The press event was in response to a contentious May 21 meeting, wherein Suffolk County Republicans, spurred by Aguiar’s emergency declaration, announced their efforts to pass a resolution that would seek to hire outside legal counsel to explore options that would prevent asylum seekers from being housed or supported anywhere in Suffolk.
“This is not an anti-immigration stance,” said Republican Suffolk County Legislator Kevin McCaffrey. “We recognize we are a country of immigrants. This is about the failed immigration policies of the federal government. We do not know who is going to be sent into this county, but we do know that [Suffolk] has no way to provide for their food, shelter, medical or schooling costs.”
The Suffolk County Democratic Committee got into the act with a news release of its own, which said, in part: “Suffolk County deserves better than the Republican Legislature’s shameful efforts to score cheap political points by exploiting the migrant crisis… We cannot stand silent while human suffering and the desire for freedom is reduced to a political prop to gain a few votes in a local election.”
In an effort to show at least some bipartisan consensus among its members, the Suffolk County Supervisors Association released a carefully worded statement from Chairman Rich Schaffer, who is also Babylon town supervisor, and Vice Chair Angie Carpenter, who leads the Town Islip.
“The Suffolk County Supervisors Association wants it understood that the issue regarding migrants and their placement in New York State is the sole responsibility of our federal government officials,” it said. “The president, and both Houses of Congress. They all need to step up, stop finger pointing and finally figure out how to handle this issue. Fix the system like we have been asking them to do for years. It should not, and cannot be left to local governments to shoulder this burden, or take on the responsibility for this issue.”

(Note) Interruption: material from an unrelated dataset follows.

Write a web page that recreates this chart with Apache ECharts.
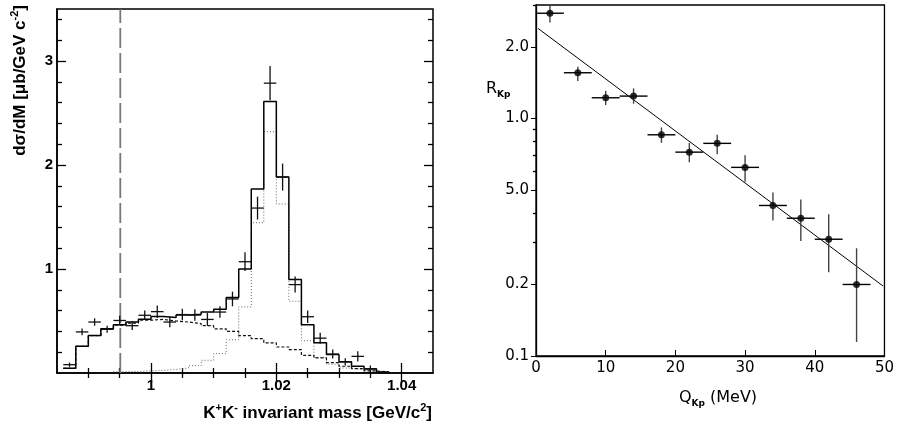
<!DOCTYPE html>
<html><head><meta charset="utf-8">
<script src="https://cdn.jsdelivr.net/npm/echarts@6/dist/echarts.min.js"></script>
<style>html,body{margin:0;padding:0;background:#fff}#c{width:897px;height:426px}</style>
</head><body><div id="c"></div>
<script>
// ---------- Left panel data ----------
const massBinLow = [0.986,0.988,0.990,0.992,0.994,0.996,0.998,1.000,1.002,1.004,1.006,1.008,1.010,1.012,1.014,1.016,1.018,1.020,1.022,1.024,1.026,1.028,1.030,1.032,1.034,1.036];
const massBinWidth = 0.002;
const totalFit = [0.045,0.257,0.36,0.425,0.464,0.49,0.518,0.544,0.534,0.557,0.566,0.586,0.612,0.725,1.0,1.77,2.61,1.884,0.90,0.464,0.29,0.177,0.109,0.064,0.039,0.01];
const bgFit    = [0.045,0.257,0.36,0.425,0.46,0.48,0.508,0.515,0.50,0.49,0.475,0.455,0.425,0.40,0.36,0.33,0.29,0.25,0.225,0.17,0.145,0.10,0.065,0.042,0.02,0.01];
const phiFit   = [null,null,null,null,0.012,0.015,0.02,0.025,0.035,0.048,0.07,0.122,0.186,0.32,0.635,1.445,2.32,1.625,0.69,0.31,0.15,0.085,0.048,0.032,0.016,0.005];
const massPts  = [0.987,0.989,0.991,0.993,0.995,0.997,0.999,1.001,1.003,1.005,1.007,1.009,1.011,1.013,1.015,1.017,1.019,1.021,1.023,1.025,1.027,1.029,1.031,1.033,1.035];
const xsecVals = [0.08,0.395,0.49,0.42,0.505,0.455,0.555,0.59,0.49,0.562,0.557,0.515,0.586,0.712,1.07,1.586,2.787,1.884,0.85,0.541,0.335,0.182,0.106,0.16,0.042];
const xsecErr  = [0.02,0.032,0.036,0.034,0.045,0.042,0.045,0.06,0.05,0.055,0.055,0.062,0.055,0.07,0.09,0.11,0.165,0.13,0.077,0.06,0.053,0.043,0.035,0.05,0.03];
const thresholdMass = 0.9951;
const xsecRange = [0, 3.5];
const massLabelTicks = [1, 1.02, 1.04];
const massMinorTicks = [0.99, 0.995, 1.005, 1.01, 1.015, 1.025, 1.03, 1.035];
const xsecLabelTicks = [1, 2, 3];
const xsecMinorTicks = [0.2,0.4,0.6,0.8,1.2,1.4,1.6,1.8,2.2,2.4,2.6,2.8,3.2,3.4];

// ---------- Right panel data ----------
const qBins = [2,6,10,14,18,22,26,30,34,38,42,46];
const qHalfWidth = 2;
const rVals = [2.77,1.556,1.221,1.241,0.853,0.721,0.785,0.622,0.430,0.380,0.310,0.200];
const rHigh = [3.0,1.65,1.306,1.337,0.916,0.789,0.853,0.700,0.488,0.456,0.395,0.284];
const rLow  = [2.53,1.436,1.138,1.152,0.789,0.654,0.707,0.541,0.372,0.305,0.225,0.1146];
const fitQ = [0.3, 49.8];
const fitR = [2.39, 0.197];
const rTickVals = [0.1, 0.2, 0.5, 1.0, 2.0];
const rTickLabels = ['0.1', '0.2', '5.0', '1.0', '2.0'];
const rMinorTicks = [0.3, 0.4, 0.6, 0.7, 0.8, 0.9, 3.0];

// ---------- build ----------
function histPoints(vals) {
  const pts = [];
  let last = null;
  for (let i = 0; i < massBinLow.length; i++) {
    if (vals[i] == null) continue;
    pts.push([massBinLow[i], vals[i]]);
    last = i;
  }
  pts.push([massBinLow[last] + massBinWidth, vals[last]]);
  return pts;
}
const crossData = massPts.map((m, i) => [m, xsecVals[i], xsecVals[i] - xsecErr[i], xsecVals[i] + xsecErr[i], massBinWidth / 2]);
const rErrData = qBins.map((q, i) => [q, rVals[i], rLow[i], rHigh[i], qHalfWidth]);

const FL = '"Liberation Sans", Arial, Helvetica, sans-serif';
const FR = '"DejaVu Sans", Verdana, sans-serif';
const BLACK = '#000';

function errRender(color, vColor, w) {
  return function (params, api) {
    const x = api.value(0), y = api.value(1), lo = api.value(2), hi = api.value(3), xe = api.value(4);
    const pL = api.coord([x - xe, y]), pR = api.coord([x + xe, y]);
    const pT = api.coord([x, hi]), pB = api.coord([x, lo]);
    return { type: 'group', children: [
      { type: 'line', shape: { x1: pL[0], y1: pL[1], x2: pR[0], y2: pR[1] }, style: { stroke: color, lineWidth: w } },
      { type: 'line', shape: { x1: pT[0], y1: pT[1], x2: pB[0], y2: pB[1] }, style: { stroke: vColor, lineWidth: w } }
    ]};
  };
}

const hiddenLab = { show: false };
const noLine = { show: false };
function tickAxis(base, vals, len, inside, extra) {
  return Object.assign({
    type: 'value', axisLine: noLine, splitLine: { show: false }, axisLabel: hiddenLab,
    axisTick: { show: true, inside: inside, length: len, customValues: vals, lineStyle: { color: BLACK, width: 1.3 } }
  }, base, extra || {});
}

const leftX = { gridIndex: 0, min: 0.985, max: 1.045 };
const leftY = { gridIndex: 0, min: xsecRange[0], max: xsecRange[1] };
const log3 = Math.log10(3);
const rightYv = { gridIndex: 1, min: -1, max: log3 };

const option = {
  animation: false,
  backgroundColor: '#fff',
  grid: [
    { left: 57, top: 9, width: 376, height: 364, show: true, borderColor: BLACK, borderWidth: 1.5, backgroundColor: 'transparent' },
    { left: 536, top: 5, width: 351, height: 351, show: true, borderColor: BLACK, borderWidth: 1.3, backgroundColor: 'transparent' }
  ],
  xAxis: [
    Object.assign({
      type: 'value', position: 'bottom', axisLine: { show: true, onZero: false, lineStyle: { color: BLACK, width: 1.5 } },
      splitLine: { show: false },
      axisTick: { show: true, inside: true, length: 10, customValues: massLabelTicks, lineStyle: { color: BLACK, width: 1.3 } },
      axisLabel: { show: true, customValues: massLabelTicks, margin: 5, color: BLACK, fontFamily: FL, fontWeight: 'bold', fontSize: 15 }
    }, leftX),
    tickAxis(leftX, massMinorTicks, 5, true, { position: 'bottom' }),
    tickAxis(leftX, massLabelTicks, 10, true, { position: 'top' }),
    tickAxis(leftX, massMinorTicks, 5, true, { position: 'top' }),
    {
      gridIndex: 1, type: 'value', min: 0, max: 50, interval: 10, position: 'bottom',
      axisLine: { show: true, onZero: false, lineStyle: { color: BLACK, width: 1.3 } },
      splitLine: { show: false },
      axisTick: { show: true, inside: true, length: 6, lineStyle: { color: BLACK, width: 1 } },
      axisLabel: { show: true, margin: 5, color: BLACK, fontFamily: FR, fontSize: 15 }
    }
  ],
  yAxis: [
    Object.assign({
      type: 'value', position: 'left', axisLine: { show: true, onZero: false, lineStyle: { color: BLACK, width: 1.5 } },
      splitLine: { show: false },
      axisTick: { show: true, inside: true, length: 9, customValues: xsecLabelTicks, lineStyle: { color: BLACK, width: 1.3 } },
      axisLabel: { show: true, customValues: xsecLabelTicks, margin: 4, color: BLACK, fontFamily: FL, fontWeight: 'bold', fontSize: 15 }
    }, leftY),
    tickAxis(leftY, xsecMinorTicks, 5, true, { position: 'left' }),
    tickAxis(leftY, xsecLabelTicks, 9, true, { position: 'right' }),
    tickAxis(leftY, xsecMinorTicks, 5, true, { position: 'right' }),
    {
      gridIndex: 1, type: 'log', logBase: 10, min: 0.1, max: 3.0, position: 'left',
      axisLine: { show: true, onZero: false, lineStyle: { color: BLACK, width: 1.3 } },
      axisTick: { show: false }, axisLabel: { show: false }, splitLine: { show: false }, minorTick: { show: false }
    },
    Object.assign({
      type: 'value', position: 'left', axisLine: noLine, splitLine: { show: false },
      axisTick: { show: true, inside: false, length: 5, customValues: rTickVals.map(v => Math.log10(v)), lineStyle: { color: BLACK, width: 1 } },
      axisLabel: {
        show: true, margin: 7, color: BLACK, fontFamily: FR, fontSize: 15,
        customValues: rTickVals.map(v => Math.log10(v)),
        formatter: function (val) {
          let best = 0, bd = Infinity;
          rTickVals.forEach((t, i) => { const d = Math.abs(Math.log10(t) - val); if (d < bd) { bd = d; best = i; } });
          return rTickLabels[best];
        }
      }
    }, rightYv),
    tickAxis(rightYv, rMinorTicks.map(v => Math.log10(v)), 3, false, { position: 'left' })
  ],
  graphic: [
    { type: 'text', x: 20, y: 5, rotation: Math.PI / 2, z: 100,
      style: { text: '{a|dσ/dM [μb/GeV c}{s|-2}{a|]}', align: 'right', textAlign: 'right', verticalAlign: 'middle', textVerticalAlign: 'middle',
        rich: { a: { fontSize: 17, fontWeight: 'bold', fontFamily: FL, fill: BLACK, lineHeight: 22 },
                s: { fontSize: 11, fontWeight: 'bold', fontFamily: FL, fill: BLACK, verticalAlign: 'top', lineHeight: 13 } } } },
    { type: 'text', x: 432, y: 413, z: 100,
      style: { text: '{a|K}{s|+}{a|K}{s|-}{a| invariant mass [GeV/c}{s|2}{a|]}', align: 'right', textAlign: 'right', verticalAlign: 'middle', textVerticalAlign: 'middle',
        rich: { a: { fontSize: 17, fontWeight: 'bold', fontFamily: FL, fill: BLACK, lineHeight: 22 },
                s: { fontSize: 11, fontWeight: 'bold', fontFamily: FL, fill: BLACK, verticalAlign: 'top', lineHeight: 13 } } } },
    { type: 'text', x: 486, y: 89, z: 100,
      style: { text: '{a|R}{b|Kp}', align: 'left', textAlign: 'left', verticalAlign: 'middle', textVerticalAlign: 'middle',
        rich: { a: { fontSize: 16, fontFamily: FR, fill: BLACK, lineHeight: 20 },
                b: { fontSize: 9, fontWeight: 'bold', fontFamily: FR, fill: BLACK, verticalAlign: 'bottom', lineHeight: 12 } } } },
    { type: 'text', x: 718, y: 398, z: 100,
      style: { text: '{a|Q}{b|Kp}{a| (MeV)}', align: 'center', textAlign: 'center', verticalAlign: 'middle', textVerticalAlign: 'middle',
        rich: { a: { fontSize: 16, fontFamily: FR, fill: BLACK, lineHeight: 20 },
                b: { fontSize: 9, fontWeight: 'bold', fontFamily: FR, fill: BLACK, verticalAlign: 'bottom', lineHeight: 12 } } } }
  ],
  series: [
    { type: 'line', xAxisIndex: 0, yAxisIndex: 0, data: [[thresholdMass, xsecRange[0]], [thresholdMass, xsecRange[1]]], showSymbol: false, z: 2,
      lineStyle: { color: '#777', width: 1.8, type: [20, 5] } },
    { type: 'line', xAxisIndex: 0, yAxisIndex: 0, step: 'end', data: histPoints(phiFit), showSymbol: false, z: 3,
      lineStyle: { color: '#666', width: 1, type: [1, 2] } },
    { type: 'line', xAxisIndex: 0, yAxisIndex: 0, step: 'end', data: histPoints(bgFit), showSymbol: false, z: 3,
      lineStyle: { color: '#111', width: 1.2, type: [3, 2] } },
    { type: 'line', xAxisIndex: 0, yAxisIndex: 0, step: 'end', data: histPoints(totalFit), showSymbol: false, z: 4,
      lineStyle: { color: BLACK, width: 1.5 } },
    { type: 'custom', xAxisIndex: 0, yAxisIndex: 0, data: crossData, z: 5, renderItem: errRender('#111', '#111', 1.3) },
    { type: 'custom', xAxisIndex: 4, yAxisIndex: 4, data: rErrData, z: 5, renderItem: errRender('#000', '#444', 1.4) },
    { type: 'line', xAxisIndex: 4, yAxisIndex: 4, data: fitQ.map((q, i) => [q, fitR[i]]), showSymbol: false, z: 4,
      lineStyle: { color: BLACK, width: 1 } },
    { type: 'scatter', xAxisIndex: 4, yAxisIndex: 4, data: qBins.map((q, i) => [q, rVals[i]]), symbol: 'circle', symbolSize: 7, z: 6,
      itemStyle: { color: BLACK } }
  ]
};
const chart = echarts.init(document.getElementById('c'), null, { renderer: 'canvas' });
chart.setOption(option);
</script>
</body></html>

The statement was circulated to and signed off on by the offices of all 10 town supervisors in Suffolk, including all five supervisors on the East End. While the messaging on immigration as galvanized by Aguiar’s emergency declaration is replete with partisan rancor from both sides of the aisle, the one thing the two sides seem to be able to come to a consensus on is that it’s all the federal government’s fault.
Though he describes himself as staunchly supportive of immigration, East Hampton Town Supervisor Peter Van Scoyoc worries about the strain on municipal resources an influx of asylum seekers might put on the East End — an area with notoriously inadequate affordable housing.
“This is really about resources,” Van Scoyoc says. “State and federal governments often put mandates on local governments without any funding, and we get stuck trying to make it work. In many cases, we don’t even have the housing we need to keep businesses viable and open five days a week.”
Van Scoyoc, who brings a more nuanced, less nakedly partisan perspective to the discussion, believes that a major source of the resentment and fear of immigrants — particularly among East Hampton’s white working class population — stems from economic frustration.
“My wife was a school teacher,” Van Scoyoc says. “I’ve seen immigrant kids come through the schools and flourish and become really important members of our community. They join the EMS and the fire departments, and they’re in the local businesses and becoming teachers. That’s the way it should be. They’re contributing and they’re making us stronger.”
“But we’re struggling now,” he continues. “Working-class people are getting squeezed by the rise in housing values. In a way, they’re the migrants now. They’re being pushed out of this community and trying to find a better life where they don’t have to work three jobs and live in some basement.”
“The gap between the wealthiest people and everybody else keeps getting bigger and bigger,” Van Scoyoc laments. “It’s just not sustainable.”